Number between two given numbers

In mathematics, the Heronian mean H of two non-negative real numbers A and B is given by the formula
$$H = \frac{1}{3} \left(A + \sqrt{A B} +B \right).$$

It is named after Hero of Alexandria.

==Properties==
Just like all means, the Heronian mean is symmetric (it does not depend on the order in which its two arguments are given) and idempotent (the mean of any number with itself is the same number).

The Heronian mean of the numbers A and B is a weighted mean of their arithmetic and geometric means:
$$H = \frac{2}{3}\cdot\frac{A+B}{2} + \frac{1}{3}\cdot\sqrt{A B}.$$
Therefore, it lies between these two means, and between the two given numbers.
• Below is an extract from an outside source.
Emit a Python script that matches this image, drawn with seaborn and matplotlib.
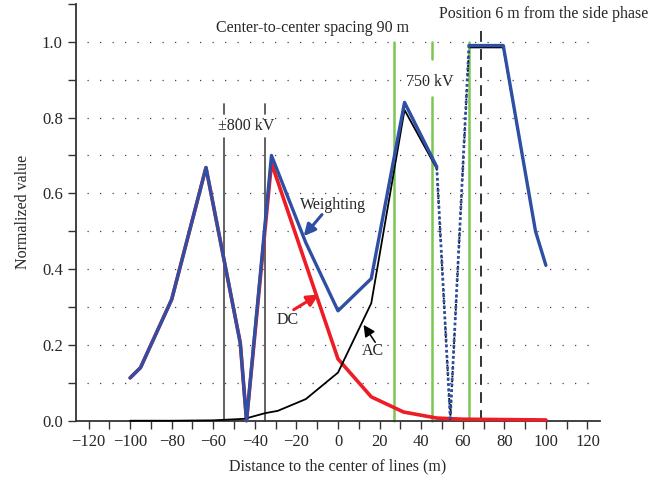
import matplotlib
matplotlib.use("Agg")
import matplotlib.pyplot as plt
import numpy as np
import pandas as pd
import seaborn as sns
from matplotlib.ticker import MultipleLocator

# %% Data
dist_weight = [-100, -95, -80, -63.5, -47, -44, -32, -15.5, 0, 16, 32, 47.5, 54, 63, 79.5, 95, 100]
weighting = [0.113, 0.14, 0.32, 0.668, 0.205, 0.0, 0.70, 0.47, 0.29, 0.375, 0.84, 0.67, 0.007, 0.99, 0.99, 0.50, 0.41]

dist_dc = [-100, -95, -80, -63.5, -47, -44, -32, 0, 16, 31.5, 47.5, 60, 80, 100]
dc = [0.113, 0.14, 0.32, 0.668, 0.205, 0.0, 0.68, 0.163, 0.063, 0.023, 0.007, 0.004, 0.003, 0.002]

dist_ac = [-100, -80, -60, -45, -35, -29, -15.5, 0, 16, 32, 47.5, 54, 63, 79.5, 95, 100]
ac = [0.0, 0.0, 0.001, 0.005, 0.02, 0.026, 0.057, 0.127, 0.31, 0.82, 0.665, 0.005, 0.985, 0.985, 0.50, 0.41]

dc_poles = [-55, -35]
ac_phases = [27, 45, 63]
side_position = 69

BLUE = "#2e4fa3"
RED = "#ee1c25"
GREEN = "#7cc653"
GREY = "#555555"

sns.set_theme(style="white")
plt.rcParams["font.family"] = ["Liberation Serif", "DejaVu Serif"]
plt.rcParams["font.size"] = 11.5

fig = plt.figure(figsize=(6.5, 4.8), dpi=100)
ax = fig.add_axes([0.117, 0.1235, 0.806, 0.8685])

# %% Reference lines (poles / phases / measuring position)
for x in dc_poles:
    ax.plot([x, x], [0, 0.745], color=GREY, lw=1.3, zorder=1)
    ax.plot([x, x], [0.81, 0.835], color=GREY, lw=1.3, zorder=1)
ax.plot([ac_phases[0]] * 2, [0, 1.0], color=GREEN, lw=1.8, zorder=1)
ax.plot([ac_phases[1]] * 2, [0, 0.855], color=GREEN, lw=1.8, zorder=1)
ax.plot([ac_phases[1]] * 2, [0.955, 1.0], color=GREEN, lw=1.8, zorder=1)
ax.plot([ac_phases[2]] * 2, [0.01, 1.0], color=GREEN, lw=1.8, zorder=1)
ax.plot([side_position] * 2, [0, 1.045], color="#222222", lw=1.3,
        linestyle=(0, (6, 4)), zorder=1)

# %% Curves
ac_df = pd.DataFrame({"x": dist_ac, "y": ac})
dc_df = pd.DataFrame({"x": dist_dc, "y": dc})
w_df = pd.DataFrame({"x": dist_weight, "y": weighting})

sns.lineplot(data=dc_df, x="x", y="y", ax=ax, color=RED, lw=2.6, sort=False, zorder=3)
sns.lineplot(data=ac_df.iloc[:11], x="x", y="y", ax=ax, color="black", lw=1.3,
             sort=False, zorder=4)
sns.lineplot(data=ac_df.iloc[10:13], x="x", y="y", ax=ax, color="black", lw=1.3,
             linestyle=":", sort=False, zorder=4)
sns.lineplot(data=ac_df.iloc[12:], x="x", y="y", ax=ax, color="black", lw=1.3,
             sort=False, zorder=4)
sns.lineplot(data=w_df.iloc[:12], x="x", y="y", ax=ax, color=BLUE, lw=2.4,
             sort=False, zorder=5)
sns.lineplot(data=w_df.iloc[11:14], x="x", y="y", ax=ax, color=BLUE, lw=2.0,
             linestyle=(0, (1, 1)), sort=False, zorder=5)
sns.lineplot(data=w_df.iloc[13:], x="x", y="y", ax=ax, color=BLUE, lw=2.4,
             sort=False, zorder=5)
for line in ax.lines:
    line.set_clip_on(False)

# %% Annotations
ax.text(-12, 1.036, "Center-to-center spacing 90 m", ha="center", va="center")
ax.text(99, 1.073, "Position 6 m from the side phase", ha="center", va="center",
        clip_on=False)
ax.text(-44, 0.777, "±800 kV", ha="center", va="center")
ax.text(44, 0.893, "750 kV", ha="center", va="center")
ax.text(-2.3, 0.568, "Weighting", ha="center", va="center")
ax.text(-24.2, 0.266, "DC", ha="center", va="center")
ax.text(17, 0.183, "AC", ha="center", va="center")

arrows = [((-7.7, 0.544), (-16.5, 0.487), BLUE, 2.2),
          ((-21.3, 0.293), (-9.3, 0.333), RED, 2.2),
          ((17.9, 0.207), (12.3, 0.253), "black", 1.1)]
for tail, head, col, w in arrows:
    ax.annotate("", xy=head, xytext=tail,
                arrowprops=dict(arrowstyle="-|>,head_length=0.6,head_width=0.3",
                                color=col, lw=w, shrinkA=0, shrinkB=0))

# %% Axes styling
ax.set_xlim(-126, 126)
ax.set_ylim(0, 1.1)
ax.xaxis.set_major_locator(MultipleLocator(20))
ax.xaxis.set_minor_locator(MultipleLocator(10))
ax.set_yticks(np.arange(0, 1.01, 0.2))
ax.yaxis.set_minor_locator(MultipleLocator(0.1))
ax.set_xticklabels([f"{int(v)}".replace("-", "\u2212") for v in ax.get_xticks()])
ax.set_yticklabels([f"{v:.1f}" for v in ax.get_yticks()])
ax.tick_params(which="both", direction="out", length=6, width=1, color="#333333",
               labelsize=12, bottom=True, left=True)
ax.set_xlim(-126, 126)
for y in np.arange(0.1, 1.01, 0.1):
    ax.axhline(y, xmin=0.02, xmax=1.0, color="#444444", lw=0.9,
               linestyle=(0, (1, 9)), zorder=0)
sns.despine(ax=ax)
for s in ["left", "bottom"]:
    ax.spines[s].set_color("#333333")
    ax.spines[s].set_linewidth(1.3)
ax.set_xlabel("Distance to the center of lines (m)", fontsize=11.5, labelpad=6)
ax.set_ylabel("Normalized value", fontsize=11.5, labelpad=8)

fig.savefig("out.png", dpi=100)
==Application in solid geometry==

A square frustum, with volume equal to the height times the Heronian mean of the square areas

The Heronian mean may be used in finding the volume of a frustum of a pyramid or cone. The volume is equal to the product of the height of the frustum and the Heronian mean of the areas of the opposing parallel faces.

A version of this formula, for square frusta, appears in the Moscow Mathematical Papyrus from Ancient Egyptian mathematics, whose content dates to roughly 1850 BC.